Los beneficiados por el programa DACA encarnan como pocos el sueño americano. Para ser aceptados, deben haber entrado en Estados Unidos con menos de 16 años, no tener los 31 años cumplidos en junio de 2012 y haber vivido permanentemente en el país desde 2007. También se les exige que carezcan de antecedentes y que estén estudiando o tengan el bachillerato terminado. A cambio se les permite estudiar, trabajar y conducir, así como acceder a la seguridad social y disponer de una tarjeta de crédito. En un sistema despiadado con los desfavorecidos, el DACA les brinda un escudo con el que avanzar, pero en ningún caso representa la concesión de residencia. Tan solo un permiso que difiere la posibilidad de deportación y que ha de renovarse cada dos años.

Esta excepcionalidad no es ajena a su atribulado parto. Obama nunca logró que el Congreso le diera un apoyo mayoritario. La ley que tenía que ofrecer cobertura a los dreamers chocó con la vorágine obstruccionista de los republicanos y la Administración demócrata acabó imponiendo un remedo legal mediante una orden ejecutiva. Esta falta de sustento parlamentario permite ahora que su sucesor la pueda borrar de un plumazo. Además ha dado un argumento venenoso a la derecha más radical, que considera el programa un caso flagrante de extralimitación de los poderes ejecutivos en materia migratoria. Bajo este razonamiento, diez fiscalías estatales, encabezadas por Texas, han dado un ultimátum a Trump para que este martes cancele el programa. En caso contrario, lo impugnarán.

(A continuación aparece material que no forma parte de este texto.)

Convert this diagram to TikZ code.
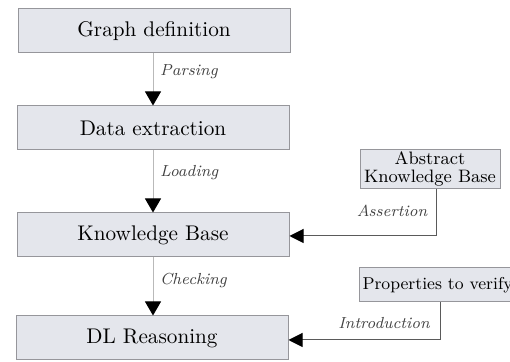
\documentclass[tikz,border=0pt]{standalone}
\usetikzlibrary{arrows.meta}
\definecolor{boxfill}{RGB}{228,230,236}
\definecolor{boxdraw}{RGB}{150,150,155}
\definecolor{vline}{RGB}{185,185,185}
\definecolor{hline}{RGB}{90,90,90}
\begin{document}
\begin{tikzpicture}[x=0.5pt,y=-0.5pt,
  mainbox/.style={draw=boxdraw,fill=boxfill,line width=0.5pt,minimum width=136pt,minimum height=22pt,inner sep=2pt,font=\fontsize{10.6}{12}\selectfont},
  sidebox/.style={draw=boxdraw,fill=boxfill,line width=0.5pt,font=\small,align=center,inner sep=2pt,minimum height=18pt},
  flow/.style={draw=vline,line width=0.5pt,-{Triangle[width=8pt,length=7pt,color=black]}},
  side/.style={draw=hline,line width=0.5pt,-{Triangle[width=7pt,length=7pt,color=black]}},
  lab/.style={font=\footnotesize\itshape,text=black!75}]
\useasboundingbox (0,0) rectangle (510,362);
\node[mainbox] (gd) at (154,31) {Graph definition};
\node[mainbox] (de) at (153,128) {Data extraction};
\node[mainbox] (kb) at (153,235) {Knowledge Base};
\node[mainbox] (dl) at (152,338) {DL Reasoning};
\node[sidebox,minimum width=70pt,minimum height=19pt,inner sep=1pt] (akb) at (430,169) {Abstract\\[-2pt]Knowledge Base};
\node[sidebox,font=\fontsize{8.6}{10}\selectfont,inner sep=1.5pt,minimum height=17pt,anchor=west] (ptv) at (359,285) {Properties to verify};
\draw[flow] (gd.south -| de.north) -- node[lab,right,pos=0.35] {Parsing} (de.north);
\draw[flow] (de.south) -- node[lab,right,pos=0.35] {Loading} (kb.north -| de.south);
\draw[flow] (kb.south) -- node[lab,right,pos=0.4] {Checking} (dl.north -| kb.south);
\coordinate (c1) at (436,236);
\coordinate (c2) at (440,340);
\draw[side] (akb.south -| c1) -- (c1) -- node[lab,above,pos=0.3,yshift=6pt] {Assertion} (kb.east |- c1);
\draw[side] (ptv.south -| c2) -- (c2) -- node[lab,above,pos=0.02,anchor=south east,yshift=2pt] {Introduction} (dl.east |- c2);
\end{tikzpicture}
\end{document}
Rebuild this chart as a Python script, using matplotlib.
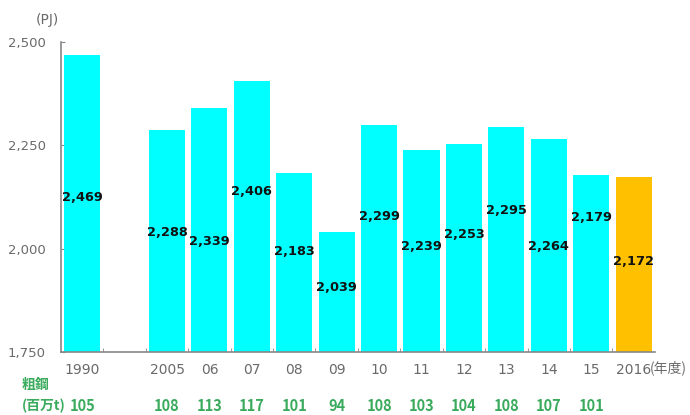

La decisión aún tiene que hacerse pública. En campaña, movido por su visceral xenofobia, se sumó al coro de voces contrarias al DACA y la consideró una “amnistía ilegal”. En aquel momento, Trump sostenía contra viento y marea que su objetivo era expulsar a los 11 millones de indocumentados. Y punto. Daba igual que fueran niños, estuviesen integrados y fueran socialmente productivos.

Ya en el poder, como en tantas otras cuestiones, ha intentado sofocar el incendio que él mismo desencadenó. Ha declarado su empatía con los dreamers e incluso en una entrevista a la cadena ABC anunció que no tenían de qué preocuparse. Mañana tendrá que definirse.

Finiquitar el programa, le reconciliaría con su base más radical. Después de haber azuzado el miedo al inmigrante, de haberle culpado de la crisis y la inseguridad, le bastaría acogerse a una interpretación rigorista de la ley para abrir las puertas a la posible expulsión de los 787.580 jóvenes acogidos al programa. Sería un triunfo del America First (América Primero) y la demostración de que Trump no busca la paz social sino obtener energía electoral de la fricción constante.

Pero también representaría el inicio de una pesadilla. Aunque no se les clasificaría como un grupo prioritario para la deportación, las inevitables expulsiones de niños y jóvenes que no conocen su idioma originario ni tienen memoria de su país natal mostraría el lado más oscuro de Trump. Esta radicalización le alejaría del centro republicano y abriría una fractura difícilmente recuperable en sus propias filas. Figuras tan destacadas como el presidente de la Cámara de Representantes, el republicano Paul Ryan, han rechazado públicamente que se ponga fin al DACA y han pedido a Trump que deje al Congreso buscar una solución permanente. “Estamos hablando de niños que no conocen otro país ni otro hogar. Viven en un limbo que requiere de una solución legislativa”, ha dicho Ryan. Más contundentes han sido los representantes de las grandes compañías. En una carta, 400 directivos, entre ellos los de Facebook, General Motors y Hewlett-Packard, han exhortado al presidente a proteger a los dreamers. “Son una de las razones por las que seguimos teniendo una ventaja competitiva global”, han escrito, al tiempo que cifraban en 460.000 millones de dólares el daño que su salida podría acarrear.